How This Could Affect Household Budgets
For most households, the effects of a weaker rupee and rising inflation are felt gradually rather than immediately.
1. Fuel and transport costs
If crude oil remains above $100 a barrel, petrol, diesel and cooking gas prices could face upward pressure over time. Higher fuel costs often ripple through the economy by raising transport and logistics expenses.
2. Food prices
Energy costs influence everything from fertilisers to transportation. Over time, this can push up the cost of vegetables, grains and packaged foods.
3. Imported goods become costlier
India imports a wide range of consumer goods and inputs -- from edible oils and fertilisers to electronics and industrial components. A weaker rupee makes these imports more expensive.
4. Travel and education abroad
Foreign travel, overseas education fees and international online subscriptions become more expensive when the rupee weakens.
5. EMI outlook
For now, the rise in inflation is not large enough to trigger immediate policy tightening. However, persistent price pressures could make the central bank more cautious about cutting interest rates.

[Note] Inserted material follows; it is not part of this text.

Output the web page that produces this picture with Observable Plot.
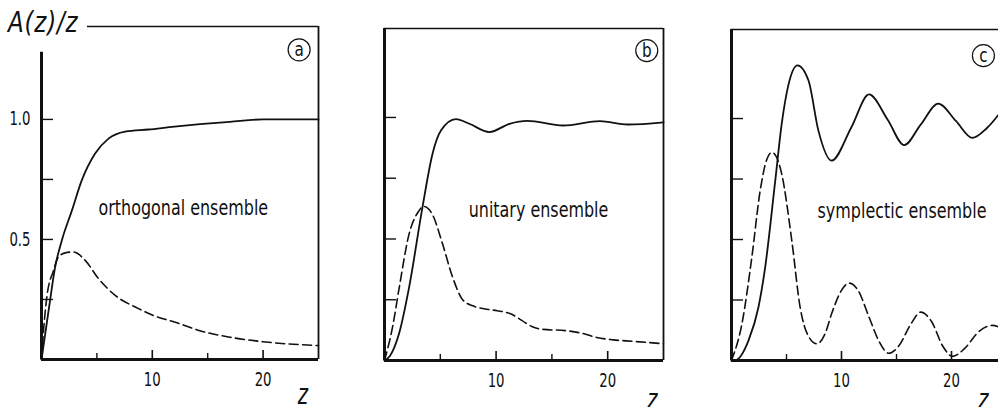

Why Oil Matters So Much For India
India is one of the world's largest energy importers, which makes oil prices a crucial variable for the economy.
Higher crude prices affect India in several ways:
      •     They increase the country's import bill
      •     They widen the current account deficit
      •     They feed into inflation through fuel and transportation costs
This is why geopolitical shocks in energy-producing regions tend to ripple quickly through India's financial markets.
How Inflation & Rupee Are Connected
Inflation and exchange rates are linked over the long term. If prices in one country rise consistently faster than in another, its currency tends to weaken over time to maintain purchasing power parity. Put simply, higher inflation gradually erodes the value of money.
Historically, India's inflation has been somewhat higher than that of the United States. Over long periods, such differences tend to show up in currency movements, which is one reason the rupee has steadily depreciated against the dollar over decades.
However, short-term currency movements are driven by many other factors, including oil prices, capital flows, interest-rate expectations and global risk sentiment.
The current weakness in the rupee is therefore less about domestic inflation alone and more about the combined effect of higher oil prices, global uncertainty and a stronger dollar.
Wait & Watch
For now, India's inflation remains relatively moderate by historical standards. But the global energy shock has complicated the outlook.
If oil prices remain elevated and the rupee stays weak, imported inflation could gradually push prices higher over the coming months. That could prompt policymakers to take a more cautious approach to interest rates and liquidity.
For households, the takeaway is simple: the pressures are building, but the full impact will depend largely on how long global energy markets remain volatile.